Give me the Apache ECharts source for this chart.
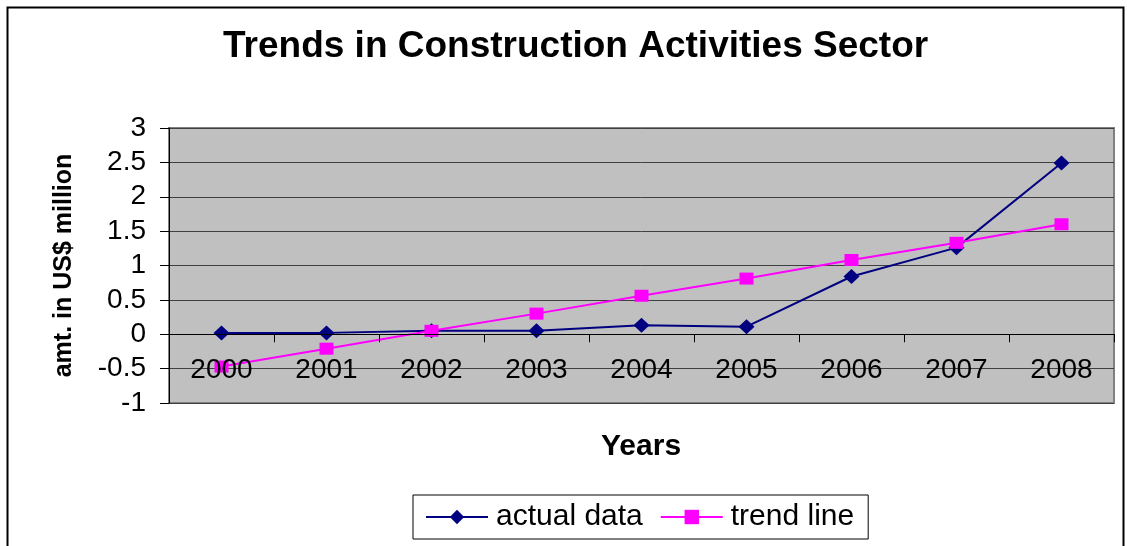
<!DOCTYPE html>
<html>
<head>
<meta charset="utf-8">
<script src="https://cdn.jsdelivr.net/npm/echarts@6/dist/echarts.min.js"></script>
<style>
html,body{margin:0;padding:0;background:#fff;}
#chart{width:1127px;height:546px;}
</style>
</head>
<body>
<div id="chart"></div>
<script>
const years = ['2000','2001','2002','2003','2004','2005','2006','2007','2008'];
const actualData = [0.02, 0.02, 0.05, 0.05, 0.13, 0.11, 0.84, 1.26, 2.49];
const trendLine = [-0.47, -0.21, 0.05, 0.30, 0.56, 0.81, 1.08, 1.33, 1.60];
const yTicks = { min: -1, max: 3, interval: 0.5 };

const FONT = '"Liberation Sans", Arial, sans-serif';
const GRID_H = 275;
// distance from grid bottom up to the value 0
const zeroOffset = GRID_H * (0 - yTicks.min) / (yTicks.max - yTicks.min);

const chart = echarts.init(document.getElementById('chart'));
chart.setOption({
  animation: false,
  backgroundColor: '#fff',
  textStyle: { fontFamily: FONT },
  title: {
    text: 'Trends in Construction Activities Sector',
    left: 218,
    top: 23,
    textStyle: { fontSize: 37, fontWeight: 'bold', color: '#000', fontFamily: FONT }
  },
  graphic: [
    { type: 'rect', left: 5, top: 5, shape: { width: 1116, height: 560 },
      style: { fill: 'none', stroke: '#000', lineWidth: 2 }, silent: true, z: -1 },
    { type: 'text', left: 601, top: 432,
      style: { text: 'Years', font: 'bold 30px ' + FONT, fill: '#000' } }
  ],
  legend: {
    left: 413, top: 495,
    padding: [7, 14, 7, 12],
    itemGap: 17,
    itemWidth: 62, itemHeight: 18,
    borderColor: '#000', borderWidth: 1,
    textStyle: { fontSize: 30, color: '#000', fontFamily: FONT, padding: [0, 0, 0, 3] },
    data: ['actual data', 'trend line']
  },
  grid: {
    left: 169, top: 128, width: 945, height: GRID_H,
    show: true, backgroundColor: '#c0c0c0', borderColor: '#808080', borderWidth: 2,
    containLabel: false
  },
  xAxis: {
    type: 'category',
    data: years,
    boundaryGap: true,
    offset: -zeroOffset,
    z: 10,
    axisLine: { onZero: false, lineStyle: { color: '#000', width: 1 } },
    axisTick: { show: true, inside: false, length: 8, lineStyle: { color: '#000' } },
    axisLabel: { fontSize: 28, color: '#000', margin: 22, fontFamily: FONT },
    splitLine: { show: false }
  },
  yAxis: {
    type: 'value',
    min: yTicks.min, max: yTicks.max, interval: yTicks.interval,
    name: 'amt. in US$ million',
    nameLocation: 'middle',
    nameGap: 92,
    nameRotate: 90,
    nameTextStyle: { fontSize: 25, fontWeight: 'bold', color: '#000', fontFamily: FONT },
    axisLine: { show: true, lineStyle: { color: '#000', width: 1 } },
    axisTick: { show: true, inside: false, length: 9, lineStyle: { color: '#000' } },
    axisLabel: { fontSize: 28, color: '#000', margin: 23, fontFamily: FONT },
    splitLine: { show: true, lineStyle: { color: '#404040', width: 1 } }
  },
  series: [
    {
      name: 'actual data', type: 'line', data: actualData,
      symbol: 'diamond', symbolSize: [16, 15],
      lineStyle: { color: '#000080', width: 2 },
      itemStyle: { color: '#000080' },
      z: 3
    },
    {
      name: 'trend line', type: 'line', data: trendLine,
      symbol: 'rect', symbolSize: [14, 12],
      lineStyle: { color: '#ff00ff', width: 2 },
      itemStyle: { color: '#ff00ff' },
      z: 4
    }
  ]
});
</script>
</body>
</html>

Aim: Only the lines from the top of the data through the line with "3, interval: 0.5" should be quoted, exactly and with both ends kept; skip the pictures.

Written response:
Give me the Apache ECharts source for this chart.
<!DOCTYPE html>
<html>
<head>
<meta charset="utf-8">
<script src="https://cdn.jsdelivr.net/npm/echarts@6/dist/echarts.min.js"></script>
<style>
html,body{margin:0;padding:0;background:#fff;}
#chart{width:1127px;height:546px;}
</style>
</head>
<body>
<div id="chart"></div>
<script>
const years = ['2000','2001','2002','2003','2004','2005','2006','2007','2008'];
const actualData = [0.02, 0.02, 0.05, 0.05, 0.13, 0.11, 0.84, 1.26, 2.49];
const trendLine = [-0.47, -0.21, 0.05, 0.30, 0.56, 0.81, 1.08, 1.33, 1.60];
const yTicks = { min: -1, max: 3, interval: 0.5 };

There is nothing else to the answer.